### Stated task
In the material below, identify each line bearing the word "this". Reproduce those lines.

### Extracted data
· · · ·

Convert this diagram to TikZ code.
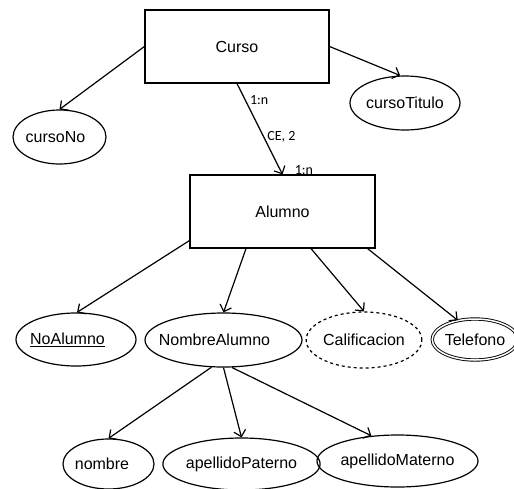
\documentclass[tikz,border=0pt]{standalone}
\usepackage{fontspec}
\setmainfont{Liberation Sans}
\newfontfamily\labelfont{Carlito}
\usetikzlibrary{shapes.geometric,arrows.meta}
% text set a little left of the centre of its ellipse
\newcommand{\leftset}[2]{\makebox[0pt][c]{#1\hspace*{#2}}}
\begin{document}
\begin{tikzpicture}[x=1pt,y=-1pt,
  font=\fontsize{16}{18}\selectfont,
  entity/.style={draw,line width=1.2pt,rectangle,minimum width=184pt,minimum height=73pt,inner sep=0pt},
  attr/.style={draw,line width=1.2pt,ellipse,inner sep=0pt},
  link/.style={line width=1.2pt,-{Straight Barb[length=6pt,width=12pt,line width=1.2pt]}},
  card/.style={font=\labelfont\fontsize{14}{16}\selectfont,inner sep=0pt}]
\useasboundingbox (0,0) rectangle (514,488);
\fill[white] (0,0) rectangle (514,488);

% entities
\node[entity] (curso) at (237,46.5) {Curso};
\node[entity,minimum width=185pt] (alumno) at (282.5,211.5) {Alumno};

% attributes of Curso
\node[attr,minimum width=93pt,minimum height=54pt] (cursono) at (59.5,137) {\leftset{cursoNo}{8pt}};
\node[attr,minimum width=110pt,minimum height=54pt] (cursotitulo) at (405,103) {cursoTitulo};

% attributes of Alumno
\node[attr,minimum width=120pt,minimum height=53pt] (noalumno) at (76,339.5) {\leftset{\underline{NoAlumno}}{17pt}};
\node[attr,minimum width=157pt,minimum height=54pt] (nombrealumno) at (223.5,340) {\leftset{NombreAlumno}{18pt}};
\node[attr,dashed,minimum width=108pt,minimum height=56pt] (calif) at (364,340) {Calificacion};
\node[attr,double,double distance=1.5pt,line width=0.9pt,minimum width=82pt,minimum height=41pt] (telefono) at (475,339.5) {Telefono};

% parts of NombreAlumno
\node[attr,minimum width=91pt,minimum height=50pt] (nombre) at (108.5,464) {\leftset{nombre}{13pt}};
\node[attr,minimum width=137pt,minimum height=52pt] (appaterno) at (241.5,464) {apellidoPaterno};
\node[attr,minimum width=139pt,minimum height=52pt] (apmaterno) at (397.5,461) {apellidoMaterno};

% connectors
\draw[link] (curso.west) -- (cursono.north);
\draw[link] (curso.east) -- (cursotitulo.100);
\draw[link] (curso.south) --
  node[card,pos=0.185,anchor=west,xshift=4pt] {1:n}
  node[card,pos=0.587,anchor=west,xshift=3pt] {CE, 2}
  node[card,pos=0.95,anchor=west,xshift=14pt] {1:n}
  (alumno.north);

\draw[link] ([yshift=8pt]alumno.south west) -- (noalumno.88);
\draw[link] ([xshift=-36.5pt]alumno.south) -- (nombrealumno.north);
\draw[link] ([xshift=28.5pt]alumno.south) -- (calif.north);
\draw[link] ([xshift=-8pt]alumno.south east) -- (telefono.132);

\draw[link] (nombrealumno.-114) -- (nombre.north);
\draw[link] (nombrealumno.south) -- (appaterno.north);
\draw[link] (nombrealumno.-73) -- (apmaterno.136);
\end{tikzpicture}
\end{document}
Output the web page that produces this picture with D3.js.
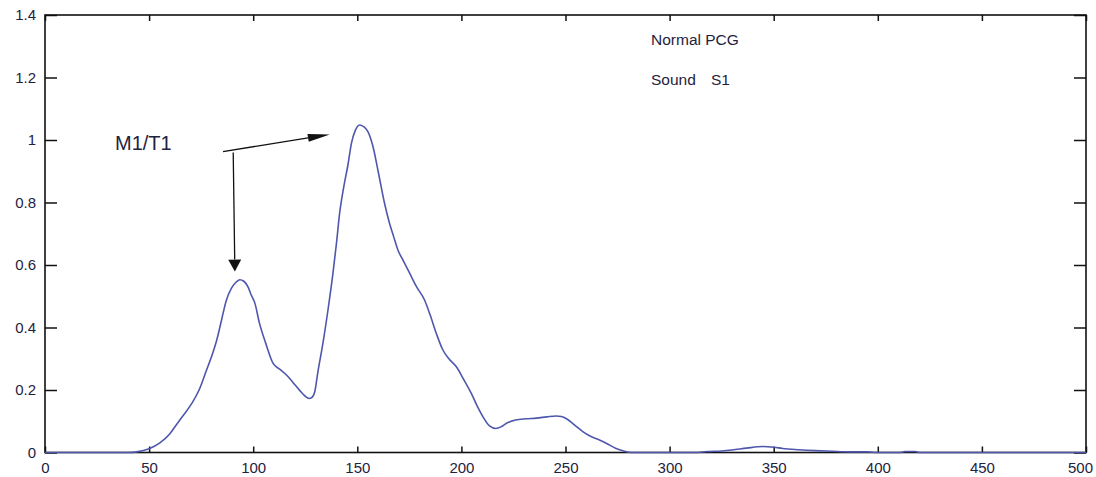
<!DOCTYPE html>
<html>
<head>
<meta charset="utf-8">
<script src="https://cdn.jsdelivr.net/npm/d3@7"></script>
<style>
  body { margin: 0; background: #fff; }
  text { font-family: "Liberation Sans", Arial, sans-serif; }
</style>
</head>
<body>
<div id="chart"></div>
<script>
// sample index (x) and normalised envelope amplitude (y)
var sampleX = [0, 40, 44, 50, 55, 60, 62.5, 66, 70.5, 74, 77.6, 80, 82.5, 84.8, 87, 89.5, 91.5, 93.6, 95.5,
    97.5, 99, 100.8, 103, 106, 109.5, 113, 116, 119, 122.4, 125, 127, 128.5, 129.6, 131, 133.5, 136, 138.3, 140, 141.5,
    143.5, 145.5, 147.2, 149, 151.1, 153, 155.1, 157.5, 160, 163, 165.5, 167.5, 169.5, 172, 175.2, 178.5, 182.3, 185, 188,
    191.1, 194, 197.5, 201, 204.7, 207.5, 210.3, 213.5, 216.5, 219, 221.5, 226, 231, 236, 241, 245.5, 248, 250.3, 254, 258.3,
    262, 266.3, 270, 274.3, 278, 281.5, 312, 318, 325, 330, 337, 344.7, 350, 354.3, 362, 370, 378, 386, 395, 400,
    411, 413, 418, 420, 500];
var sampleY = [0, 0, 0.002, 0.012, 0.03, 0.06, 0.083, 0.115, 0.157, 0.2, 0.264, 0.307, 0.36, 0.424, 0.485, 0.525, 0.543, 0.553, 0.548,
    0.53, 0.505, 0.478, 0.414, 0.35, 0.286, 0.265, 0.248, 0.225, 0.198, 0.18, 0.173, 0.178, 0.195, 0.255, 0.35, 0.46, 0.573, 0.67, 0.765,
    0.85, 0.92, 0.99, 1.03, 1.048, 1.043, 1.027, 0.98, 0.9, 0.8, 0.733, 0.69, 0.648, 0.615, 0.573, 0.53, 0.488, 0.44, 0.38,
    0.328, 0.3, 0.275, 0.235, 0.19, 0.15, 0.115, 0.085, 0.077, 0.082, 0.093, 0.104, 0.108, 0.11, 0.114, 0.117, 0.115, 0.109, 0.09, 0.067,
    0.052, 0.04, 0.028, 0.013, 0.005, 0, 0, 0.003, 0.005, 0.008, 0.014, 0.019, 0.017, 0.013, 0.009, 0.006, 0.004, 0.002, 0.002, 0,
    0, 0.003, 0.003, 0, 0];

var xTicks = [0, 50, 100, 150, 200, 250, 300, 350, 400, 450, 500];
var yTicks = [0, 0.2, 0.4, 0.6, 0.8, 1, 1.2, 1.4];

// annotation arrows in data units: [x1, y1, x2, y2]
var arrows = [[85.5, 0.963, 136.8, 1.018], [90.4, 0.96, 91.2, 0.579]];
var notes = ["Normal PCG", "Sound", "S1"];

var W = 1096, H = 477;
var mLeft = 45, mRight = 1086, mTop = 15, mBottom = 452.5;

var svg = d3.select("#chart").append("svg")
    .attr("width", W)
    .attr("height", H);

var x = d3.scaleLinear().domain([0, 500]).range([mLeft, mRight]);
var y = d3.scaleLinear().domain([0, 1.4]).range([mBottom, mTop]);

var fmt = function (d) { return String(+d.toFixed(1)); };
var textColor = "#1f2240";

// left axis (labels) and mirrored right axis
svg.append("g")
    .attr("transform", "translate(" + mLeft + ",0)")
    .call(d3.axisLeft(y).tickValues(yTicks).tickFormat(fmt).tickSize(-12).tickSizeOuter(0).tickPadding(9));
svg.append("g")
    .attr("transform", "translate(" + mRight + ",0)")
    .call(d3.axisRight(y).tickValues(yTicks).tickFormat("").tickSize(-12).tickSizeOuter(0));

// bottom axis (labels) and mirrored top axis
var xAxisG = svg.append("g")
    .attr("transform", "translate(0," + mBottom + ")")
    .call(d3.axisBottom(x).tickValues(xTicks).tickFormat(d3.format("d")).tickSize(-6).tickSizeOuter(0).tickPadding(10));
svg.append("g")
    .attr("transform", "translate(0," + mTop + ")")
    .call(d3.axisTop(x).tickValues(xTicks).tickFormat("").tickSize(-6).tickSizeOuter(0));

// last label sits inside the window, like the original
xAxisG.selectAll(".tick text").filter(function (d) { return d === 500; })
    .attr("dx", -6);

svg.selectAll(".domain").remove();
svg.selectAll(".tick line").attr("stroke", "#111").attr("stroke-width", 1.5);
svg.selectAll(".tick text")
    .attr("fill", textColor)
    .style("font-size", "15px");

// frame
svg.append("rect")
    .attr("x", mLeft)
    .attr("y", mTop)
    .attr("width", mRight - mLeft)
    .attr("height", mBottom - mTop)
    .attr("fill", "none")
    .attr("stroke", "#111")
    .attr("stroke-width", 1.6);

// the envelope curve
var pts = sampleX.map(function (d, i) { return [d, sampleY[i]]; });
svg.append("path")
    .datum(pts)
    .attr("d", d3.line()
        .x(function (d) { return x(d[0]); })
        .y(function (d) { return y(d[1]); })
        .curve(d3.curveMonotoneX))
    .attr("fill", "none")
    .attr("stroke", "#4f57ad")
    .attr("stroke-width", 1.6);

// annotation arrows
var heads = [[22, 4], [12, 6.5]];
arrows.forEach(function (a, i) {
    var x1 = x(a[0]), y1 = y(a[1]), x2 = x(a[2]), y2 = y(a[3]);
    var dx = x2 - x1, dy = y2 - y1, len = Math.sqrt(dx * dx + dy * dy);
    var ux = dx / len, uy = dy / len;
    var hl = heads[i][0], hw = heads[i][1];
    var bx = x2 - ux * hl, by = y2 - uy * hl;
    svg.append("line")
        .attr("x1", x1).attr("y1", y1)
        .attr("x2", bx).attr("y2", by)
        .attr("stroke", "#111")
        .attr("stroke-width", 1.3);
    svg.append("path")
        .attr("d", "M" + x2 + "," + y2 +
            "L" + (bx - uy * hw) + "," + (by + ux * hw) +
            "L" + (bx + uy * hw) + "," + (by - ux * hw) + "Z")
        .attr("fill", "#111");
});

svg.append("text")
    .attr("x", 115)
    .attr("y", 150)
    .attr("fill", textColor)
    .style("font-size", "20px")
    .text("M1/T1");

svg.append("text")
    .attr("x", 651)
    .attr("y", 45)
    .attr("fill", textColor)
    .style("font-size", "15.5px")
    .text(notes[0]);

var t2 = svg.append("text")
    .attr("y", 85)
    .attr("fill", textColor)
    .style("font-size", "15.5px");
t2.append("tspan").attr("x", 651).text(notes[1]);
t2.append("tspan").attr("x", 711).text(notes[2]);
</script>
</body>
</html>
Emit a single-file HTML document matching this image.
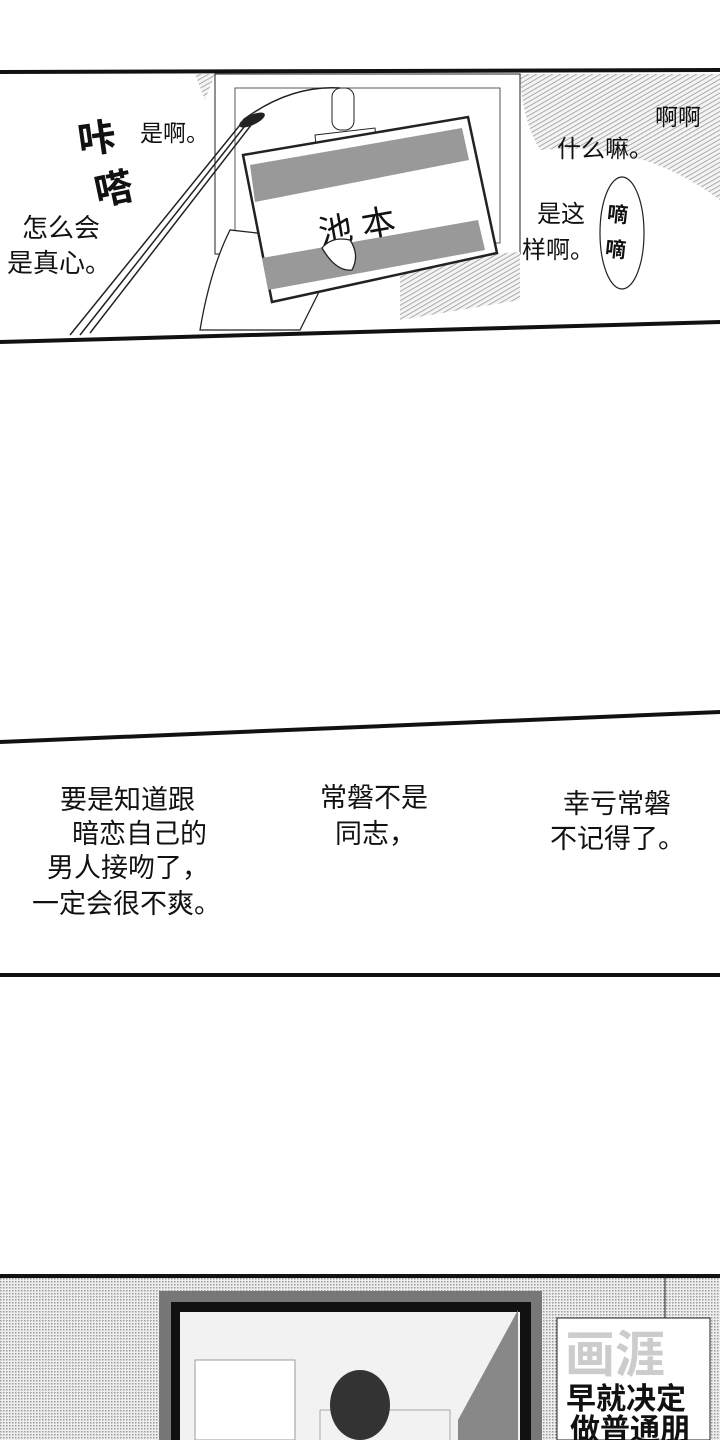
<!DOCTYPE html>
<html><head><meta charset="utf-8"><style>
html,body{margin:0;padding:0;background:#fff;}
body{width:720px;height:1440px;position:relative;overflow:hidden;font-family:"Liberation Sans","Noto Sans CJK SC",sans-serif;}
svg{position:absolute;left:0;top:0;}
text{font-family:"Liberation Sans","Noto Sans CJK SC",sans-serif;fill:#111;}
</style></head><body>
<svg width="720" height="1440" viewBox="0 0 720 1440">
<defs>
<pattern id="dots" width="3" height="3" patternUnits="userSpaceOnUse"><rect width="3" height="3" fill="#eee"/><rect width="1.5" height="1.5" fill="#999"/></pattern>
<pattern id="hatch" width="4" height="4" patternUnits="userSpaceOnUse" patternTransform="rotate(60)"><rect width="4" height="4" fill="#f4f4f4"/><rect width="1" height="4" fill="#aaa"/></pattern>
</defs>
<path d="M520 74 L720 74 L720 200 Q640 140 540 150 Q522 120 520 74Z" fill="url(#hatch)"/>
<path d="M195 74 L215 74 L205 100Z" fill="url(#hatch)"/>
<rect x="215" y="74" width="305" height="180" fill="#fff" stroke="#222" stroke-width="1"/>
<rect x="235" y="88" width="265" height="155" fill="#fff" stroke="#555" stroke-width="1"/>
<path d="M520 252 L520 300 L400 320 L400 260Z" fill="url(#hatch)"/>
<path d="M315 135 L375 128 L378 160 L318 165Z" fill="#fff" stroke="#222"/>
<rect x="332" y="88" width="22" height="42" rx="9" fill="#fff" stroke="#222"/>
<path d="M70 335 L240 125 M80 335 L248 122 M90 333 L255 120 M243 120 Q290 85 340 88" stroke="#222" fill="none" stroke-width="1.5"/>
<ellipse cx="252" cy="120" rx="14" ry="5" transform="rotate(-25 252 120)" fill="#222"/>
<path d="M230 230 Q210 270 200 330 L300 330 L320 290 Q340 280 355 240 Q340 232 320 240 Z" fill="#fff" stroke="#222" stroke-width="1.3"/>
<path d="M243 155 L468 117 L497 253 L272 302 Z" fill="#fff" stroke="#222" stroke-width="2.5"/>
<path d="M250 165 L462 128 L469 160 L255 202 Z" fill="#999"/>
<path d="M262 258 L478 220 L485 250 L268 290 Z" fill="#999"/>
<text x="318" y="238" font-size="34" transform="rotate(-10 360 225)">池 本</text>
<path d="M322 248 Q332 236 350 240 Q360 255 352 270 Q336 272 322 248Z" fill="#fff" stroke="#222" stroke-width="1.3"/>
<path d="M0 72 L720 70" stroke="#111" stroke-width="4"/>
<path d="M0 342 L720 322" stroke="#111" stroke-width="4"/>
<text x="78" y="152" font-size="38" font-weight="bold" transform="rotate(-8 95 140)">咔</text>
<text x="95" y="203" font-size="38" font-weight="bold" transform="rotate(-12 110 190)">嗒</text>
<text x="140" y="141" font-size="23">是啊。</text>
<text x="22" y="237" font-size="26">怎么会</text>
<text x="7" y="272" font-size="26">是真心。</text>
<text x="655" y="125" font-size="23">啊啊</text>
<text x="557" y="157" font-size="24">什么嘛。</text>
<text x="537" y="222" font-size="24">是这</text>
<text x="522" y="258" font-size="24">样啊。</text>
<ellipse cx="622" cy="233" rx="22" ry="56" fill="#fff" stroke="#222" stroke-width="1.2"/>
<text x="607" y="222" font-size="21" font-weight="bold" transform="rotate(6 620 215)">嘀</text>
<text x="605" y="257" font-size="21" font-weight="bold" transform="rotate(6 618 250)">嘀</text>
<path d="M0 742 L720 712" stroke="#111" stroke-width="4"/>
<text x="60" y="809" font-size="27">要是知道跟</text>
<text x="72" y="843" font-size="27">暗恋自己的</text>
<text x="47" y="877" font-size="27">男人接吻了，</text>
<text x="32" y="913" font-size="27">一定会很不爽。</text>
<text x="320" y="807" font-size="27">常磐不是</text>
<text x="335" y="843" font-size="27">同志，</text>
<text x="563" y="813" font-size="27">幸亏常磐</text>
<text x="550" y="848" font-size="27">不记得了。</text>
<path d="M0 975 L720 975" stroke="#111" stroke-width="4"/>
<rect x="0" y="1276" width="720" height="164" fill="url(#dots)"/>
<path d="M0 1276 L720 1276" stroke="#111" stroke-width="4"/>
<rect x="159" y="1291" width="383" height="149" fill="#777"/>
<rect x="171" y="1302" width="360" height="138" fill="#111"/>
<rect x="180" y="1312" width="340" height="128" fill="#f2f2f2"/>
<path d="M458 1420 L518 1310 L518 1440 L458 1440Z" fill="#888"/>
<rect x="195" y="1360" width="100" height="80" fill="#fff" stroke="#999"/>
<path d="M320 1410 L450 1410 L450 1440 M320 1410 L320 1440" fill="none" stroke="#aaa"/>
<ellipse cx="360" cy="1405" rx="30" ry="35" fill="#333"/>
<path d="M665 1276 L665 1318" stroke="#222"/>
<rect x="557" y="1318" width="153" height="122" fill="#fff" stroke="#222"/>
<text x="565" y="1372" font-size="50" font-weight="bold" style="fill:#ccc">画涯</text>
<text x="566" y="1409" font-size="30" font-weight="bold">早就决定</text>
<text x="570" y="1440" font-size="30" font-weight="bold">做普通朋</text>
</svg>
</body></html>
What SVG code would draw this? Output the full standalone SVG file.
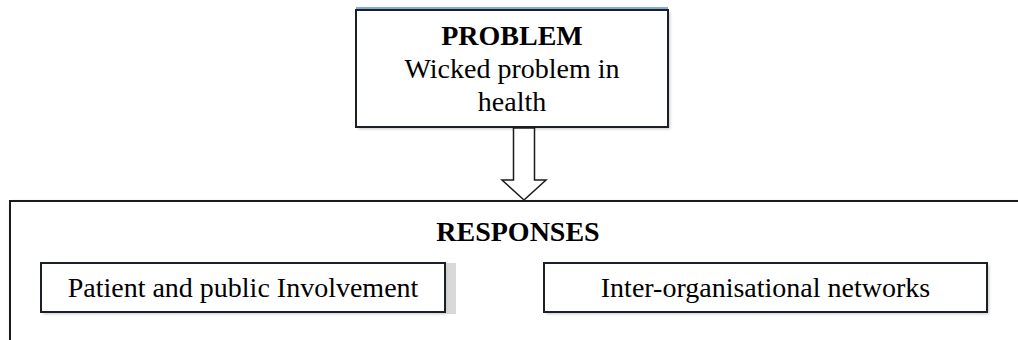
<svg xmlns="http://www.w3.org/2000/svg" width="1018" height="340" viewBox="0 0 1018 340">
  <defs>
    <style>
      .box { fill: #ffffff; stroke: #1b1f26; stroke-width: 2; }
      .frame { fill: #ffffff; stroke: #1b1b1b; stroke-width: 2; }
      .label { font-family: "Liberation Serif", "Times New Roman", serif; font-size: 28px; fill: #000000; text-anchor: middle; }
      .bold { font-weight: bold; }
      .arrow { fill: #ffffff; stroke: #1b1b1b; stroke-width: 1.5; stroke-linejoin: miter; }
    </style>
    <filter id="soft" x="-5%" y="-5%" width="110%" height="120%">
      <feGaussianBlur stdDeviation="1.5"/>
    </filter>
  </defs>

  <rect width="1018" height="340" fill="#ffffff"/>

  <!-- problem box -->
  <g id="problem">
    <rect x="358" y="12" width="312" height="117" fill="#c8c8c8" filter="url(#soft)"/>
    <rect class="box" x="356" y="10" width="312" height="117"/>
    <line x1="356" y1="8" x2="668" y2="8" stroke="#5b8fd6" stroke-width="1.5"/>
    <text class="label bold" x="512" y="45">PROBLEM</text>
    <text class="label" x="512" y="78">Wicked problem in</text>
    <text class="label" x="512" y="111">health</text>
  </g>

  <!-- block arrow from problem to responses -->
  <g id="connectors">
    <polygon class="arrow" points="513.5,128 534.5,128 534.5,180 546,180 524,200 502,180 513.5,180"/>
  </g>

  <!-- responses frame, open below and to the right -->
  <g id="responses">
    <path d="M12,342 L12,203 L1020,203" fill="none" stroke="#bdbdbd" stroke-width="3" filter="url(#soft)"/>
    <path class="frame" d="M10,342 L10,201 L1020,201 L1020,342"/>
    <text class="label bold" x="518" y="241">RESPONSES</text>
  </g>

  <!-- patient and public involvement -->
  <g id="ppi">
    <rect x="445" y="263" width="11" height="51" fill="#d9d9d9"/>
    <rect x="43" y="265" width="404" height="49" fill="#c8c8c8" filter="url(#soft)"/>
    <rect class="box" x="41" y="263" width="404" height="49"/>
    <text class="label" x="243" y="297">Patient and public Involvement</text>
  </g>

  <!-- inter-organisational networks -->
  <g id="networks">
    <rect x="546" y="265" width="443" height="49" fill="#c8c8c8" filter="url(#soft)"/>
    <rect class="box" x="544" y="263" width="443" height="49"/>
    <text class="label" x="765.5" y="297">Inter-organisational networks</text>
  </g>
</svg>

· · · ·

### Worked answer
Convert this diagram to TikZ code.
Output the web page that produces this picture with D3.js.
Emit a single-file HTML document matching this image.
What SVG code would draw this? Output the full standalone SVG file.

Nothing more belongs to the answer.